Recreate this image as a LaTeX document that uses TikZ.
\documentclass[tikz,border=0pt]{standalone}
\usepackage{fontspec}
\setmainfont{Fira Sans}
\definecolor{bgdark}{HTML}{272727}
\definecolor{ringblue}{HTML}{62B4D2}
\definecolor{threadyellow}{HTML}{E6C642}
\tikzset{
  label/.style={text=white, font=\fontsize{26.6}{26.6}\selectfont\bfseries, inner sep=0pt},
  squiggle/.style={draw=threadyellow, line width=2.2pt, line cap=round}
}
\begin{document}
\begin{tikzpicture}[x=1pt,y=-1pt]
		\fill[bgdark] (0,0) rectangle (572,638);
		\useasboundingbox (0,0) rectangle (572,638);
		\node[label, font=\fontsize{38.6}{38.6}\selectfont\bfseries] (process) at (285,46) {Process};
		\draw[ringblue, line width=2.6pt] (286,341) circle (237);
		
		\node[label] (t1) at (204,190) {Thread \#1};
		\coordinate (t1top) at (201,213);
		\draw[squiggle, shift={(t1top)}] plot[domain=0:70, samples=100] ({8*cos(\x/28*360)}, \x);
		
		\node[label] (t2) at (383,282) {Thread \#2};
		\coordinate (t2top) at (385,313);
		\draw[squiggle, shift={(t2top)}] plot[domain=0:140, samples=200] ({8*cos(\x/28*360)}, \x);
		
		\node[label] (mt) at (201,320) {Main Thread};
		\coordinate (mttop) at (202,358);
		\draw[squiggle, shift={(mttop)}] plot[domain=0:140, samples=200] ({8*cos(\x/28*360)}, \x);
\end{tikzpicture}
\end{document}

* * *

Problem –
Restate the data above word for word.

The output –
Recreate this image as a LaTeX document that uses TikZ.
\documentclass[tikz,border=0pt]{standalone}
\usepackage{fontspec}
\setmainfont{Fira Sans}
\definecolor{bgdark}{HTML}{272727}
\definecolor{ringblue}{HTML}{62B4D2}
\definecolor{threadyellow}{HTML}{E6C642}
\tikzset{
  label/.style={text=white, font=\fontsize{26.6}{26.6}\selectfont\bfseries, inner sep=0pt},
  squiggle/.style={draw=threadyellow, line width=2.2pt, line cap=round}
}
\begin{document}
\begin{tikzpicture}[x=1pt,y=-1pt]
		\fill[bgdark] (0,0) rectangle (572,638);
		\useasboundingbox (0,0) rectangle (572,638);
		\node[label, font=\fontsize{38.6}{38.6}\selectfont\bfseries] (process) at (285,46) {Process};
		\draw[ringblue, line width=2.6pt] (286,341) circle (237);
		
		\node[label] (t1) at (204,190) {Thread \#1};
		\coordinate (t1top) at (201,213);
		\draw[squiggle, shift={(t1top)}] plot[domain=0:70, samples=100] ({8*cos(\x/28*360)}, \x);
		
		\node[label] (t2) at (383,282) {Thread \#2};
		\coordinate (t2top) at (385,313);
		\draw[squiggle, shift={(t2top)}] plot[domain=0:140, samples=200] ({8*cos(\x/28*360)}, \x);
		
		\node[label] (mt) at (201,320) {Main Thread};
		\coordinate (mttop) at (202,358);
		\draw[squiggle, shift={(mttop)}] plot[domain=0:140, samples=200] ({8*cos(\x/28*360)}, \x);
\end{tikzpicture}
\end{document}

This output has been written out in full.